▶ Exercise requirements
Collect every line below that contains the word "with".

━━━━

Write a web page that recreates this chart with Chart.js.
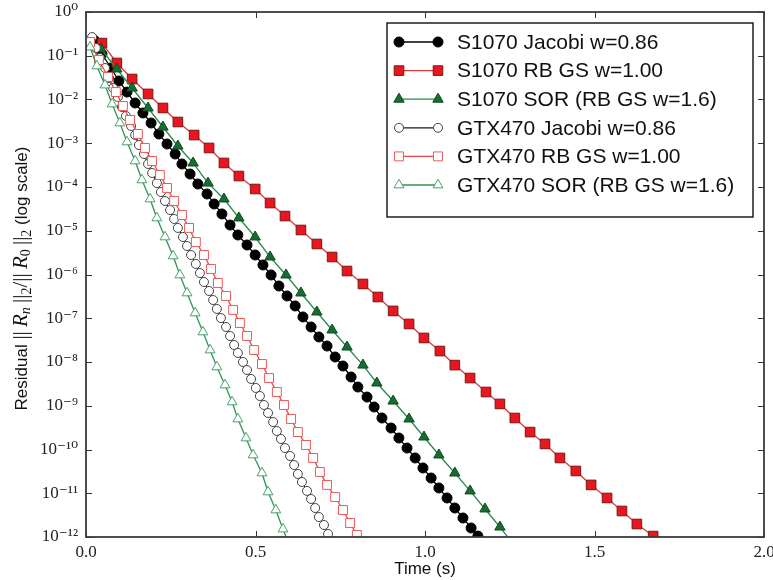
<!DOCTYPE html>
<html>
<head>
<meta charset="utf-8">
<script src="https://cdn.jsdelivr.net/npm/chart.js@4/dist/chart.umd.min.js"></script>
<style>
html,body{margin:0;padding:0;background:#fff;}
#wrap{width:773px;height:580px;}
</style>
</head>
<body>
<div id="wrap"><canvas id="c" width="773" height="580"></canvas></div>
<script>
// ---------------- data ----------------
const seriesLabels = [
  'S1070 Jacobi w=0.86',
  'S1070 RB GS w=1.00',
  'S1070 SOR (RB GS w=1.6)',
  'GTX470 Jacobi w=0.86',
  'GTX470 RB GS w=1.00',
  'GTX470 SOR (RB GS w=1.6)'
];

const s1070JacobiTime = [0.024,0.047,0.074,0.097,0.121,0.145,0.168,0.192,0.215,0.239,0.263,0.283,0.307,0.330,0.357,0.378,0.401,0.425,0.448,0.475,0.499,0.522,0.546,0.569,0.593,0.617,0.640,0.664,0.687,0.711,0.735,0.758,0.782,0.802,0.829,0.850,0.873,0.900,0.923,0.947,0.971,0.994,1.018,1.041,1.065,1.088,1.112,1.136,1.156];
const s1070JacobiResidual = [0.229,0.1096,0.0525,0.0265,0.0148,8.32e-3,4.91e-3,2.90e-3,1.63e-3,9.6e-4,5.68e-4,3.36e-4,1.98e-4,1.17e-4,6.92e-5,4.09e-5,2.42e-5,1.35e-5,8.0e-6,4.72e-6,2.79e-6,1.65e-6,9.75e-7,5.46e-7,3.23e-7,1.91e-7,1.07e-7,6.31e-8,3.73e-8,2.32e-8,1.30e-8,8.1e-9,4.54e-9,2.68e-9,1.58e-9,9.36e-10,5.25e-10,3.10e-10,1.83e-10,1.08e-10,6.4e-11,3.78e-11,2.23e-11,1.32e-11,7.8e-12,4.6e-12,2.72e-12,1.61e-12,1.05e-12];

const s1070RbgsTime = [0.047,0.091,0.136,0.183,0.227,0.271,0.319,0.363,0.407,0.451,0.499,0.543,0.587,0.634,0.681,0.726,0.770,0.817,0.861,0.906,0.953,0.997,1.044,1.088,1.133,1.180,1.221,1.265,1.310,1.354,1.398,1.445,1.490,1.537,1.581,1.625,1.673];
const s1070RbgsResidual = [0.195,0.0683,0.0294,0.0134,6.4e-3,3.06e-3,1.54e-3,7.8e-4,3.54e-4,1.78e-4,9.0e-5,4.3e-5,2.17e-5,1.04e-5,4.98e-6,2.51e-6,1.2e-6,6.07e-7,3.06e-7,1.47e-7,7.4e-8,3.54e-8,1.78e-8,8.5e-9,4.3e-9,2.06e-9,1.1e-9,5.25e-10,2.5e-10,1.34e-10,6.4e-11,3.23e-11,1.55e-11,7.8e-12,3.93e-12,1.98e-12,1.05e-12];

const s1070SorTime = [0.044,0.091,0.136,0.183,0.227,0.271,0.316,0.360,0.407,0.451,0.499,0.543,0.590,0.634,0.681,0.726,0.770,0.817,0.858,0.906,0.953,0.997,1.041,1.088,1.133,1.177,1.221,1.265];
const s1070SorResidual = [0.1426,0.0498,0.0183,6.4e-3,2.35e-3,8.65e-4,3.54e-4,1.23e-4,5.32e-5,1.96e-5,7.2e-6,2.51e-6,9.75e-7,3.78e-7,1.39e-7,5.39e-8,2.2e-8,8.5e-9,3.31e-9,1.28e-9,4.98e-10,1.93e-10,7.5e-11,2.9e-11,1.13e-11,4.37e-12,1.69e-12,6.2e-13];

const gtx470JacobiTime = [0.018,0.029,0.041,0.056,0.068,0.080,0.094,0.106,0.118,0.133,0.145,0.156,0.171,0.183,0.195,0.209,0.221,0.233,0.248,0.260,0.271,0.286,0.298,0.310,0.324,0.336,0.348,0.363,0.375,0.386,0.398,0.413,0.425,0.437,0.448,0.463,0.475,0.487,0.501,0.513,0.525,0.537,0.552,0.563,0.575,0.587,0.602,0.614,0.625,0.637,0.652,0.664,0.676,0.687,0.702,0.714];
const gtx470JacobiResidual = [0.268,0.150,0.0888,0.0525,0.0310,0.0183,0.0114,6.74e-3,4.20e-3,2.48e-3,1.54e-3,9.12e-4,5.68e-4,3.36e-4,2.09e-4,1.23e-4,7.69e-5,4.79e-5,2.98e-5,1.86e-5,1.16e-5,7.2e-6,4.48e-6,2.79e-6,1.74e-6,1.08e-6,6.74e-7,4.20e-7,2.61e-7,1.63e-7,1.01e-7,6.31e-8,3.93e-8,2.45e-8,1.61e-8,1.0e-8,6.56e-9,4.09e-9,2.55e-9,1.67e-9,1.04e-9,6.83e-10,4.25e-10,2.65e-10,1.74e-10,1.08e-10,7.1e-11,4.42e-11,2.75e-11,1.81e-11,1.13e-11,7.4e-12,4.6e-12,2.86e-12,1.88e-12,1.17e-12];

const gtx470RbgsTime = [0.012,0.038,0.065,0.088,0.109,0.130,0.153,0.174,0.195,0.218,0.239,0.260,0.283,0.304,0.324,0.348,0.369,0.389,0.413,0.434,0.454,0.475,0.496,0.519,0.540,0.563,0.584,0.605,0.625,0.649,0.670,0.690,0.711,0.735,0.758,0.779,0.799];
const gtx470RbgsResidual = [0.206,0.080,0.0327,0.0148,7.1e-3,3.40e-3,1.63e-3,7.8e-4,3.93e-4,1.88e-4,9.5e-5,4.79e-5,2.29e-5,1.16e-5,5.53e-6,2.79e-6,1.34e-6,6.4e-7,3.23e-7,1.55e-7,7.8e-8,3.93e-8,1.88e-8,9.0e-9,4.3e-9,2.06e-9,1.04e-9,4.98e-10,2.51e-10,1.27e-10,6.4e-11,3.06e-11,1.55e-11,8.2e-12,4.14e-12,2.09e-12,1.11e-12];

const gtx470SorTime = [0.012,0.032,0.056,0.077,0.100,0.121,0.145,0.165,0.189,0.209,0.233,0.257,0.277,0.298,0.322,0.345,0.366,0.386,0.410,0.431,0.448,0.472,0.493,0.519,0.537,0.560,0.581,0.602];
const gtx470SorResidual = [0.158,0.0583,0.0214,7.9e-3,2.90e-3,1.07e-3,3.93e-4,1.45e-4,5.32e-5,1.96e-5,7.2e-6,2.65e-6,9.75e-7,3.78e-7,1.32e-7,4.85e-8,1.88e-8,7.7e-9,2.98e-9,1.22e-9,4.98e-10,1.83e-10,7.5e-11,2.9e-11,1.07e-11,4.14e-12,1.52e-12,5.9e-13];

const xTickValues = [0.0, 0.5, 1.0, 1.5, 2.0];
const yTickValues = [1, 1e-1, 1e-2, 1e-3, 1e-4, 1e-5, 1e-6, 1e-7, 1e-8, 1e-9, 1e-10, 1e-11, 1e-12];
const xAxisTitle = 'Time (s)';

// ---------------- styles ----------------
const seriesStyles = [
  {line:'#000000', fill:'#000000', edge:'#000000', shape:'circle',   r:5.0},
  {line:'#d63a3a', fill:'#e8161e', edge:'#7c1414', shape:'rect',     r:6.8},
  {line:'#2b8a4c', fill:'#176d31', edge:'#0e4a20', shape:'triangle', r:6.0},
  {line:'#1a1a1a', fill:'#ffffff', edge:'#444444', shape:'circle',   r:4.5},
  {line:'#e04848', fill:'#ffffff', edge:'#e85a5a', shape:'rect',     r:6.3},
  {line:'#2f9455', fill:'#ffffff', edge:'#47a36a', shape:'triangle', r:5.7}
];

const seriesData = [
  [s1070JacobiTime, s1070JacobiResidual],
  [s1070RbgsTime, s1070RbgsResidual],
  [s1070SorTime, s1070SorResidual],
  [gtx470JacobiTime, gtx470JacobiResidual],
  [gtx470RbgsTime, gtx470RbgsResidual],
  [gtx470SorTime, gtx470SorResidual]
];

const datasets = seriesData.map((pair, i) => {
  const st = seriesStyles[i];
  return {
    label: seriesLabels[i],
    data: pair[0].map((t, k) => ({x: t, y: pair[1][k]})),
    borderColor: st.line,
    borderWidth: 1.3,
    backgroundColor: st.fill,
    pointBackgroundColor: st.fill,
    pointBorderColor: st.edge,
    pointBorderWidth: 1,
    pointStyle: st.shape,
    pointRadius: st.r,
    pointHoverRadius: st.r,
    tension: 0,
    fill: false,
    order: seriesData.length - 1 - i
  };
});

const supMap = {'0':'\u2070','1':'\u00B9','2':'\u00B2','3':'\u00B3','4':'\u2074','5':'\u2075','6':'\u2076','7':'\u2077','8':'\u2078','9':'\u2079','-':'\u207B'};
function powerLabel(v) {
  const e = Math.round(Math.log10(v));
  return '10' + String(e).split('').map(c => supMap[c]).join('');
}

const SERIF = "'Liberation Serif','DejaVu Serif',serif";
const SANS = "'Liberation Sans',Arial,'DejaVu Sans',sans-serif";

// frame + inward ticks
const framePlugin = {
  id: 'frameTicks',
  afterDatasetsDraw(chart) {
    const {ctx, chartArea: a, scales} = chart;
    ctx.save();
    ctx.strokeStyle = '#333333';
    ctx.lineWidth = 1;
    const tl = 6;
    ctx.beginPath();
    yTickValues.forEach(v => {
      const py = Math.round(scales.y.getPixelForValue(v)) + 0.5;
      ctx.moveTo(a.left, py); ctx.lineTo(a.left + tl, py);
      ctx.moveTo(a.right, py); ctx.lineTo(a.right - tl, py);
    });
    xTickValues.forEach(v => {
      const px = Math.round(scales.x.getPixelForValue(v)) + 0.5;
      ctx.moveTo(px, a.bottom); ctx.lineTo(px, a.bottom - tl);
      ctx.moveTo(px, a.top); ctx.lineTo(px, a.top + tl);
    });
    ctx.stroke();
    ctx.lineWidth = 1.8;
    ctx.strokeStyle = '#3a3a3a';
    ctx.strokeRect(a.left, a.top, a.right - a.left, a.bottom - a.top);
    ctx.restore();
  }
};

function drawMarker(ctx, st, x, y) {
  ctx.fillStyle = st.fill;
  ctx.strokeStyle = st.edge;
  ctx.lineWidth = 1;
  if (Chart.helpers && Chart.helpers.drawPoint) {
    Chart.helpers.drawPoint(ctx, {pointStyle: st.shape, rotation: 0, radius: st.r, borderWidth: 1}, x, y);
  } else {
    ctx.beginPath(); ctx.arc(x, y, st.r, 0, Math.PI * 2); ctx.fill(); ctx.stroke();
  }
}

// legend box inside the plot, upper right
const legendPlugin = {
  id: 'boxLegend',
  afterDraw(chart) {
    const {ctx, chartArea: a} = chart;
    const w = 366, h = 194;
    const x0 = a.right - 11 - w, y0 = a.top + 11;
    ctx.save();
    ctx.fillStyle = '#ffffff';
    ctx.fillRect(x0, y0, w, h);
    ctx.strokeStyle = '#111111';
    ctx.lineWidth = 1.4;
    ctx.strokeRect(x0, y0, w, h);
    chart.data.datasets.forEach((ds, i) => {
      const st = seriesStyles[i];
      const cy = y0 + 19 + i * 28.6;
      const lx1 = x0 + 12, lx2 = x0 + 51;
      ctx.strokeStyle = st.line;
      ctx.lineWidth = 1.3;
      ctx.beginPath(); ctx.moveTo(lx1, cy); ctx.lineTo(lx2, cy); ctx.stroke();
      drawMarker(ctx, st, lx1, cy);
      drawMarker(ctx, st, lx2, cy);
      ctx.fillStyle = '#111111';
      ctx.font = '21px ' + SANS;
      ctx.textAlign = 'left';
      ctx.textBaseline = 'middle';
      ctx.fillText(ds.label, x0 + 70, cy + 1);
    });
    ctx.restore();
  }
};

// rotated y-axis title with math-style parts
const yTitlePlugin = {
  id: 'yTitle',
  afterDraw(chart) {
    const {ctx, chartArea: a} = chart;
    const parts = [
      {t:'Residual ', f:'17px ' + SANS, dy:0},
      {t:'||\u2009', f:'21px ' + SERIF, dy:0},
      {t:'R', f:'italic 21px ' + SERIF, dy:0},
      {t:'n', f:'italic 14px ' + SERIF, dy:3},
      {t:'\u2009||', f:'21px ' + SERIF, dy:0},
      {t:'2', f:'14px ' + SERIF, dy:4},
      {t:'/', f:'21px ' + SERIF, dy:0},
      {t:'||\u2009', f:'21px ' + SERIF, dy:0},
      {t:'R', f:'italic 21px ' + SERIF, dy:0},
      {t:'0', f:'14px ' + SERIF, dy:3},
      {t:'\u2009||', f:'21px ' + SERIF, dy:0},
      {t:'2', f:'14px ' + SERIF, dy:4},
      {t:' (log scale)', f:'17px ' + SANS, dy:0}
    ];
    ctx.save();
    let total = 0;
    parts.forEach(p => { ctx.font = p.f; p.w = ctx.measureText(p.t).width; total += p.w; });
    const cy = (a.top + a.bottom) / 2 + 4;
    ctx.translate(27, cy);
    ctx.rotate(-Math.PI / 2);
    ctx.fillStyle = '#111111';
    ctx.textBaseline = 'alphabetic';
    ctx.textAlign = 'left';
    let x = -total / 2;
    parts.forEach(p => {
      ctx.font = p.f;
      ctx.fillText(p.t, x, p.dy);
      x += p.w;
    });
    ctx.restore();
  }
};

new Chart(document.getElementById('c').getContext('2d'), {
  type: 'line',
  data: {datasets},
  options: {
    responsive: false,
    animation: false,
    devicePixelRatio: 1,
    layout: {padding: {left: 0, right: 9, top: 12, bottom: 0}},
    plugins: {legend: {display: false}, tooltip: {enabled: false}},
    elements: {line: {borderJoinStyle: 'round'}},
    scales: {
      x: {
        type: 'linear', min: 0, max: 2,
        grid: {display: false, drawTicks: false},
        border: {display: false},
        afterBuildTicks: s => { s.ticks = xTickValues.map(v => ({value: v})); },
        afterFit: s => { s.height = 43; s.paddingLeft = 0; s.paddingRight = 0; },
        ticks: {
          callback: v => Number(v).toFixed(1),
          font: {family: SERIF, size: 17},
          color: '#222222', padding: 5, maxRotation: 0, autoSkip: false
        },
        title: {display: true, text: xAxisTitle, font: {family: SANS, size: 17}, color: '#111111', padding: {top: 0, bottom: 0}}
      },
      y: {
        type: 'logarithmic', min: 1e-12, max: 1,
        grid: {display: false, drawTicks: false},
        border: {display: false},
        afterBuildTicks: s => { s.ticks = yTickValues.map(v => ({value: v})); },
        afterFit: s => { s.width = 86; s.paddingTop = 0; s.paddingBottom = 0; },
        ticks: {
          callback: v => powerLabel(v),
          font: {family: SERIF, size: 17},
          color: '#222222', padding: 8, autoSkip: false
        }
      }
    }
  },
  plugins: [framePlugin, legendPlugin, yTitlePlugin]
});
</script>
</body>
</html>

━━━━

▶ Full response
Write a web page that recreates this chart with Chart.js.
// rotated y-axis title with math-style parts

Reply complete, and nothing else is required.